When it comes to boys . . . “I like politeness, but one who never falls all over himself being polite. Sincerity. Well sincere as far as you’ll know anyway. I cant stand a braggart. Oh, well he can brag a little,” she says as an honest after-thought. “And I like somebody who’s a little brighter than I am, but who makes me think I’m brighter than he is . . . only I’m not. I don’t mean Einstein and stuff. That’s too confusing,” she says.

She’s very excited about the new home they’ve bought out in North Hollywood. “It’s one of those rambling ones. It has a badminton court, a small swimming pool and a guest house with the front of it built like a ship. It’s a real Hollywood house,” she says.



The phone rings and she makes a wild dash for it. But the hall door stays open.

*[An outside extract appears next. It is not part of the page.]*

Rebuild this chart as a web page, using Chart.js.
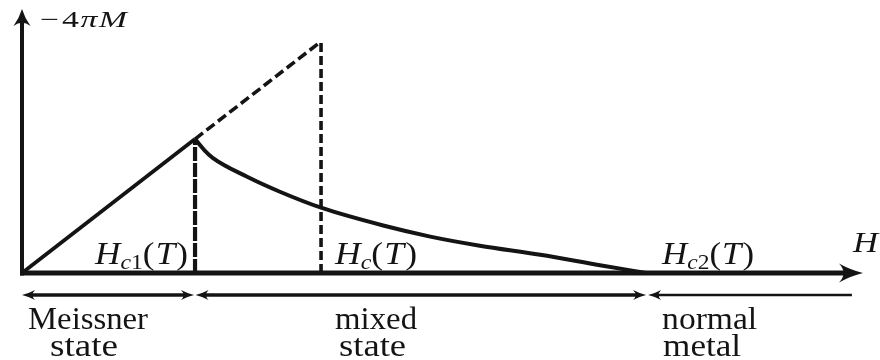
<!DOCTYPE html>
<html>
<head>
<meta charset="utf-8">
<script src="https://cdn.jsdelivr.net/npm/chart.js@4/dist/chart.umd.min.js"></script>
<style>
  html, body { margin: 0; padding: 0; background: #fff; }
  canvas { display: block; }
</style>
</head>
<body>
<canvas id="c" width="880" height="360"></canvas>
<script>
// Critical fields H_c1, H_c, H_c2 (same units as H)
const criticalFields = [2.06, 3.56, 7.43];
const fieldSubscripts = ['c1', 'c', 'c2'];

// Meissner branch: -4πM = H up to H_c1
const meissnerH = [0, 2.06];
const meissnerM = [0, 2.06];

// Continuation of the Meissner line up to the thermodynamic field H_c
const typeOneH = [2.06, 3.56];
const typeOneM = [2.06, 3.56];

// Magnetisation in the mixed state, between H_c1 and H_c2
const mixedH = [2.06, 2.17, 2.27, 2.68, 3.07, 3.57, 4.30, 4.86, 5.45, 6.17, 6.88, 7.43];
const mixedM = [2.06, 1.89, 1.77, 1.48, 1.25, 1.00, 0.73, 0.56, 0.42, 0.28, 0.12, 0.0];

// Axis extents
const axisH = [0, 10];
const axisM = [0, 4.06];

// Regions along the H axis
const regionBounds = [0, 2.06, 7.43, 9.88];
const regionNames = [['Meissner', 'state'], ['mixed', 'state'], ['normal', 'metal']];
const axisTitles = ['−4πM', 'H'];

const INK = '#141414';
const SERIF = '"Liberation Serif", "DejaVu Serif", serif';

const pts = (xs, ys) => xs.map((x, i) => ({ x, y: ys[i] }));
const [Hc1, Hc, Hc2] = criticalFields;

function arrowHead(ctx, tx, ty, angle, L, W) {
  ctx.save();
  ctx.translate(tx, ty);
  ctx.rotate(angle);
  ctx.beginPath();
  ctx.moveTo(0, 0);
  ctx.quadraticCurveTo(-L * 0.5, -W * 0.3, -L, -W);
  ctx.quadraticCurveTo(-L * 0.62, 0, -L, W);
  ctx.quadraticCurveTo(-L * 0.5, W * 0.3, 0, 0);
  ctx.closePath();
  ctx.fill();
  ctx.restore();
}

// Draws a run of text pieces (italic / roman / subscript) fitted to a width
function drawRich(ctx, parts, left, baseline, width) {
  let total = 0;
  const m = parts.map(p => {
    const font = (p.it ? 'italic ' : '') + p.size + 'px ' + SERIF;
    ctx.font = font;
    const w = ctx.measureText(p.t).width;
    const r = { font, w, p, x: total };
    total += w + (p.gap || 0);
    return r;
  });
  const sx = width / total;
  ctx.save();
  ctx.translate(left, baseline);
  ctx.scale(sx, 1);
  ctx.fillStyle = INK;
  ctx.textBaseline = 'alphabetic';
  ctx.textAlign = 'left';
  m.forEach(r => {
    ctx.font = r.font;
    ctx.fillText(r.p.t, r.x, r.p.dy || 0);
  });
  ctx.restore();
}

function fieldLabel(sub) {
  return [
    { t: 'H', it: true, size: 31 },
    { t: sub.charAt(0), it: true, size: 21, dy: 5 },
    ...(sub.length > 1 ? [{ t: sub.slice(1), size: 21, dy: 5 }] : []),
    { t: '(', size: 31, gap: 1 },
    { t: 'T', it: true, size: 31, gap: 1 },
    { t: ')', size: 31 }
  ];
}

const decorations = {
  id: 'decorations',
  beforeDatasetsDraw(chart) {
    const { ctx, scales: { x, y } } = chart;
    const x0 = x.getPixelForValue(axisH[0]);
    const y0 = y.getPixelForValue(0);
    const xEnd = x.getPixelForValue(axisH[1]);
    const yEnd = y.getPixelForValue(axisM[1]);
    ctx.save();
    ctx.strokeStyle = INK;
    ctx.fillStyle = INK;
    ctx.lineCap = 'butt';
    // H axis
    ctx.lineWidth = 5;
    ctx.beginPath();
    ctx.moveTo(x0 - 2, y0);
    ctx.lineTo(xEnd - 14, y0);
    ctx.stroke();
    arrowHead(ctx, xEnd + 1, y0, 0, 24, 9.5);
    // -4πM axis
    ctx.lineWidth = 4;
    ctx.beginPath();
    ctx.moveTo(x0, y0 + 2.5);
    ctx.lineTo(x0, yEnd + 10);
    ctx.stroke();
    arrowHead(ctx, x0, yEnd, -Math.PI / 2, 17, 8.5);
    ctx.restore();
  },
  afterDatasetsDraw(chart) {
    const { ctx, scales: { x, y } } = chart;
    const y0 = y.getPixelForValue(0);
    const px = v => x.getPixelForValue(v);
    ctx.save();
    ctx.strokeStyle = INK;
    ctx.fillStyle = INK;

    // Region arrows under the H axis
    const ya = y0 + 22;
    const spans = [
      { a: px(regionBounds[0]), b: px(regionBounds[1]) - 1, lw: 3.4, left: true, right: true },
      { a: px(regionBounds[1]) + 0.5, b: px(regionBounds[2]), lw: 3.4, left: true, right: true },
      { a: px(regionBounds[2]) + 2, b: px(regionBounds[3]), lw: 2.6, left: true, right: false }
    ];
    spans.forEach(s => {
      ctx.lineWidth = s.lw;
      ctx.beginPath();
      ctx.moveTo(s.a + (s.left ? 6 : 0), ya);
      ctx.lineTo(s.b - (s.right ? 6 : 0), ya);
      ctx.stroke();
      if (s.left) arrowHead(ctx, s.a, ya, Math.PI, 13, 5);
      if (s.right) arrowHead(ctx, s.b, ya, 0, 13, 5);
    });

    // Axis titles
    drawRich(ctx, [
      { t: '−', size: 23, gap: 2 },
      { t: '4', size: 23, gap: 1 },
      { t: 'π', it: true, size: 23, gap: 1 },
      { t: 'M', it: true, size: 23 }
    ], px(0) + 18, 26.5, 87);
    drawRich(ctx, [{ t: axisTitles[1], it: true, size: 29 }], 853, 251.5, 25);

    // Critical field labels
    drawRich(ctx, fieldLabel(fieldSubscripts[0]), px(Hc1) - 100, 263.5, 93);
    drawRich(ctx, fieldLabel(fieldSubscripts[1]), px(Hc) + 14, 264, 82);
    drawRich(ctx, fieldLabel(fieldSubscripts[2]), px(Hc2) + 16, 264, 92);

    // Region names
    const lines = [
      [[px(regionBounds[0]) + 6, 120], [px(regionBounds[0]) + 28, 68]],
      [[px(Hc) + 14, 82], [px(Hc) + 18, 67]],
      [[px(regionBounds[2]) + 16, 95], [px(regionBounds[2]) + 17, 78]]
    ];
    regionNames.forEach((names, i) => {
      drawRich(ctx, [{ t: names[0], size: 31 }], lines[i][0][0], 328.5, lines[i][0][1]);
      drawRich(ctx, [{ t: names[1], size: 31 }], lines[i][1][0], 356, lines[i][1][1]);
    });
    ctx.restore();
  }
};

const lineDefaults = {
  showLine: true,
  pointRadius: 0,
  pointHoverRadius: 0,
  borderColor: INK,
  backgroundColor: INK,
  fill: false,
  clip: false,
  borderCapStyle: 'butt'
};

new Chart(document.getElementById('c'), {
  type: 'scatter',
  data: {
    datasets: [
      { ...lineDefaults, label: 'Meissner', data: pts(meissnerH, meissnerM), borderWidth: 3.8 },
      { ...lineDefaults, label: 'type I', data: pts(typeOneH, typeOneM), borderWidth: 3.6, borderDash: [10, 4.5] },
      { ...lineDefaults, label: 'Hc1', data: [{ x: Hc1, y: 0 }, { x: Hc1, y: meissnerM[1] }], borderWidth: 4.2, borderDash: [14, 2] },
      { ...lineDefaults, label: 'Hc', data: [{ x: Hc, y: 0 }, { x: Hc, y: typeOneM[1] }], borderWidth: 3.6, borderDash: [9, 4] },
      { ...lineDefaults, label: 'mixed', data: pts(mixedH, mixedM), borderWidth: 4, cubicInterpolationMode: 'monotone', borderJoinStyle: 'round' }
    ]
  },
  options: {
    responsive: false,
    animation: false,
    devicePixelRatio: 1,
    layout: { padding: { left: 22, right: 18, top: 9, bottom: 87 } },
    plugins: { legend: { display: false }, tooltip: { enabled: false } },
    scales: {
      x: { type: 'linear', min: axisH[0], max: axisH[1], display: false },
      y: { type: 'linear', min: axisM[0], max: axisM[1], display: false }
    }
  },
  plugins: [decorations]
});
</script>
</body>
</html>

It isn’t The One. “He’s such a boy!” she says reprovingly, as she comes back from talking with a swain just her age.

The phone rings. “Excuse me . . . this must be The One,” she says, bouncing off happily. “Oh, Hello,” you hear her say. “How are you?” The door slowly closes.

In Hollywood she builds her “own hamburgers” on the house at her dads little shop called “Paul’s,” on Sunset Boulevard. He’s constantly being asked why he runs a sandwich shop “when you have a famous daughter who’s a movie star.



The “famous daughter” is just as constantly around eating up the profits, feeding nickels into the shiny red juke box, and sampling her dad’s chili. “Pop makes the best there is,” she says admiringly.

In her new picture, “The Birds and the Bees,” Janie tries to run the life of her mother, Jeanette MacDonald, who realizes finally that she hasn’t told Janie certain things about the birds and the bees. It occurs to you that it might be only fair to tell the birds and bees about Janie too. Sort of prepare them.